隊員NO.1あさので~すm(_ _)m/
片野鴨池で、江戸時代から300年以上続けられている「坂網猟」についてご紹介します。
狩猟の時期は、毎年11月15日からの3ヶ月間です。しかも、実際に猟をするのは、カモがエサを食べに
飛び立つ夕暮れの、たった20分ほどの時間だけです。この「坂網猟」は、石川県有形民俗文化財に指定され
ていて、現在、加賀市捕鴨(ほこう)猟区協同組合のみなさん20人余りが、伝統の技を引き継いでいます。
このようなきわめて原始的なやり方で猟をしているのは、日本でも鴨池のほか、宮崎市と種子島ぐらいだそうです。
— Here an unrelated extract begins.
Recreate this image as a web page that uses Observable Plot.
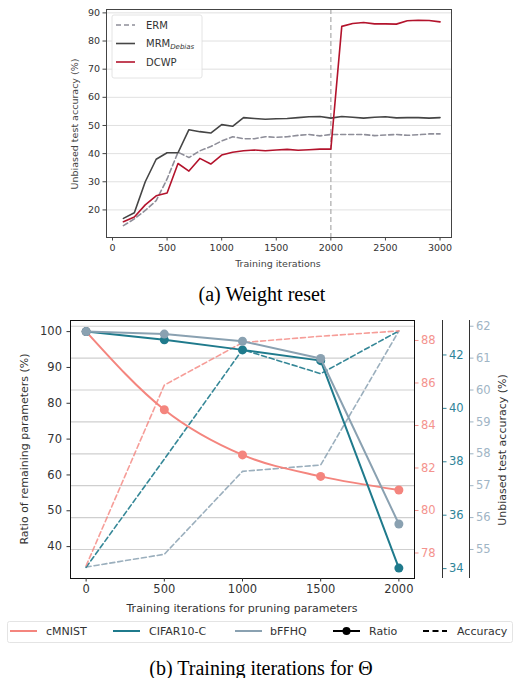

「坂網猟」が始まったのは江戸時代の1688年とされます。
大聖寺藩士の村田源右衛門が、魚を捕るために使うタモ網をカモに投げ、捕獲したのがはじまりです。
以後改良が加えられ、大聖寺藩主が武士の鍛錬の一環として「坂網猟」を奨励しました。
「坂網猟」は、鴨池周辺の「坂場」という小高い場所から、坂網(熊手状の網)を上方に高く投げ上げてカモを
とるものです。寒い雪の降る日に、我慢づよく息をひそめ、カモが飛び立つわずかな一瞬に、集中力や読み、
すばやい動作が要求されるので、武士の鍛錬にはピッタリだったのでしょうね。
長い間、この「坂網猟」は武士にしか許されていませんでしたが、明治以降、一般人に開放されました。
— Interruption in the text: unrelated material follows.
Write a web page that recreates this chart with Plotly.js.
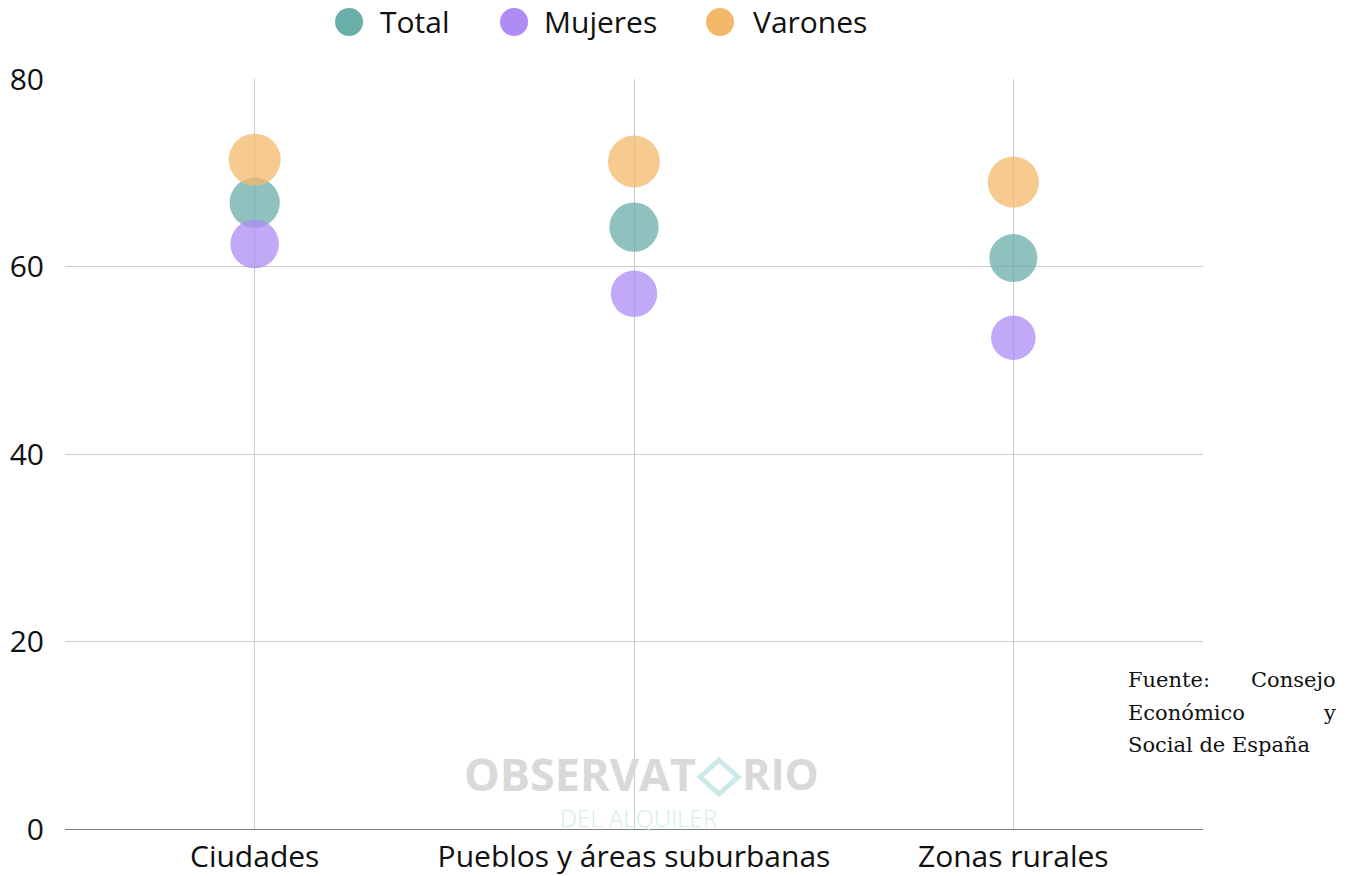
<!DOCTYPE html>
<html>
<head>
<meta charset="utf-8">
<script src="https://cdn.plot.ly/plotly-3.0.1.min.js"></script>
<style>html,body{margin:0;padding:0;background:#fff;}#chart{width:1355px;height:876px;}</style>
</head>
<body>
<div id="chart"></div>
<script>
// ---- data ----
const categories = ["Ciudades", "Pueblos y áreas suburbanas", "Zonas rurales"];
const seriesNames = ["Total", "Mujeres", "Varones"];
const totalValues = [66.8, 64.2, 60.9];
const mujeresValues = [62.4, 57.1, 52.4];
const varonesValues = [71.4, 71.2, 69.0];
const yTickValues = [0, 20, 40, 60, 80];
const sourceText = ["Fuente:", "Consejo", "Económico", "y", "Social de España"];

// ---- styling ----
const colors = ["#6aaeaa", "#ae8cf4", "#f4b86a"];
const seriesValues = [totalValues, mujeresValues, varonesValues];
const sizeRef = 0.0528;

const traces = seriesNames.map((name, i) => ({
  type: "scatter",
  mode: "markers",
  name: name,
  x: categories,
  y: seriesValues[i],
  showlegend: false,
  hoverinfo: "x+y+name",
  marker: {
    color: colors[i],
    opacity: 0.75,
    size: seriesValues[i],
    sizemode: "area",
    sizeref: sizeRef,
    line: {width: 0}
  }
}));

// custom legend (big circles)
const legendX = [0.2496, 0.3946, 0.5756];
const legendTextX = [0.2750, 0.4191, 0.6028];
const legendY = (829 - 22) / 750;
const shapes = [];
const annotations = [];
seriesNames.forEach((name, i) => {
  shapes.push({
    type: "circle", xref: "paper", yref: "paper",
    xsizemode: "pixel", ysizemode: "pixel",
    xanchor: legendX[i], yanchor: legendY,
    x0: -14, x1: 14, y0: -14, y1: 14,
    fillcolor: colors[i], line: {width: 0}
  });
  annotations.push({
    xref: "paper", yref: "paper", x: legendTextX[i], y: legendY,
    xanchor: "left", yanchor: "middle", showarrow: false,
    text: name, font: {family: "Open Sans", size: 30, color: "#111"}
  });
});

// watermark
annotations.push({
  xref: "paper", yref: "paper", x: (697 - 65) / 1138, y: (829 - 773) / 750,
  xanchor: "right", yanchor: "middle", showarrow: false, borderpad: 0,
  text: "<b>OBSERVAT</b>", font: {family: "Open Sans", size: 45, color: "#d9d9d9"}
});
annotations.push({
  xref: "paper", yref: "paper", x: (741 - 65) / 1138, y: (829 - 773) / 750,
  xanchor: "left", yanchor: "middle", showarrow: false, borderpad: 0,
  text: "<b>RIO</b>", font: {family: "Open Sans", size: 43, color: "#d9d9d9"}
});
shapes.push({
  type: "path", xref: "paper", yref: "paper",
  xsizemode: "pixel", ysizemode: "pixel",
  xanchor: (719 - 65) / 1138, yanchor: (829 - 777) / 750,
  path: "M -19 0 L 0 17 L 19 0 L 0 -17 Z",
  fillcolor: "rgba(0,0,0,0)", line: {color: "#cde8e8", width: 5}
});
annotations.push({
  xref: "paper", yref: "paper", x: (638 - 65) / 1138, y: (829 - 817) / 750,
  xanchor: "center", yanchor: "middle", showarrow: false, borderpad: 0,
  text: "DEL ALQUILER", font: {family: "Open Sans", size: 24, color: "#d3ecec", weight: 300}
});

// source text (justified)
const srcFont = {family: "DejaVu Serif", size: 21, color: "#111"};
const srcLeft = (1126 - 65) / 1138, srcRight = (1338 - 65) / 1138;
const lineY = [680, 713, 745].map(p => (829 - p) / 750);
annotations.push({xref: "paper", yref: "paper", x: srcLeft, y: lineY[0], xanchor: "left", yanchor: "middle", showarrow: false, text: sourceText[0], font: srcFont});
annotations.push({xref: "paper", yref: "paper", x: srcRight, y: lineY[0], xanchor: "right", yanchor: "middle", showarrow: false, text: sourceText[1], font: srcFont});
annotations.push({xref: "paper", yref: "paper", x: srcLeft, y: lineY[1], xanchor: "left", yanchor: "middle", showarrow: false, text: sourceText[2], font: srcFont});
annotations.push({xref: "paper", yref: "paper", x: srcRight, y: lineY[1], xanchor: "right", yanchor: "middle", showarrow: false, text: sourceText[3], font: srcFont});
annotations.push({xref: "paper", yref: "paper", x: srcLeft, y: lineY[2], xanchor: "left", yanchor: "middle", showarrow: false, text: sourceText[4], font: srcFont});

const layout = {
  width: 1355, height: 876,
  margin: {l: 65, r: 152, t: 79, b: 47, pad: 0},
  paper_bgcolor: "#fff", plot_bgcolor: "#fff",
  showlegend: false,
  font: {family: "Open Sans", size: 30, color: "#111"},
  xaxis: {
    type: "category", range: [-0.5, 2.5],
    showgrid: true, gridcolor: "#cccccc", gridwidth: 1,
    showline: true, linecolor: "#808080", linewidth: 1,
    zeroline: false, ticks: "", ticklabelstandoff: 1,
    tickfont: {family: "Open Sans", size: 30, color: "#111"},
    fixedrange: true
  },
  yaxis: {
    range: [0, 80], tickvals: yTickValues, ticktext: yTickValues.map(String),
    showgrid: true, gridcolor: "#cccccc", gridwidth: 1,
    zeroline: false, showline: false, ticks: "",
    ticklabelstandoff: 20,
    tickfont: {family: "Open Sans", size: 30, color: "#111"},
    fixedrange: true
  },
  shapes: shapes,
  annotations: annotations
};

Plotly.newPlot("chart", traces, layout, {displayModeBar: false, staticPlot: true});
</script>
</body>
</html>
「YOU TUBE」で「坂網猟」のようすを見てみました。
まわりを群青色の夕闇がおおう中、猟師さんたちが、坂網を担いで坂道を黙々と登っていきます。
しばらく歩くと、坂場という高台に到着します。猟師さんたちは、数メートルほどの距離を置いて座り、
坂網を水平に持って、カモが飛び立つのをじっと待ちます。物音を一切たてず、みんな息をひそめています。
上空から「バサッ」というカモの羽音と、鳴き声が響いた瞬間、猟師さんがいきなり網を宙に投げます。
カモと猟師さんの勝負はほんの一瞬で決まるのです。
「坂網猟」で獲ったカモは、鉄砲で撃ったものと違い無傷で、肉に血が回らないため、肉の臭みがないそうです。
さらにエサ場に行く直前のカモなので、内臓がカラっぽで、肉の味も損なわれておらず、野生のカモだけが持つ
独特のうま味があるそうです。
大聖寺には、冬の間「坂網猟」で獲れた天然ガモを味わえる料亭(「ばん亭」と「山ぎし」)が2軒あり、
全国各地から食通たちがカモを味わうために訪れます。
「坂網猟」では、一シーズンにわずか200羽前後しか捕獲しません。一日になおすと、ほんの数羽でです。また、
天候や風の加減では一羽も獲らない日もあります。
けっして乱獲を許さず、数百年もの間、カモと人と自然とが共生してきた「片野鴨池」。
わたしたちもいつか「坂網猟」を実際この目で見てみたいと思いました。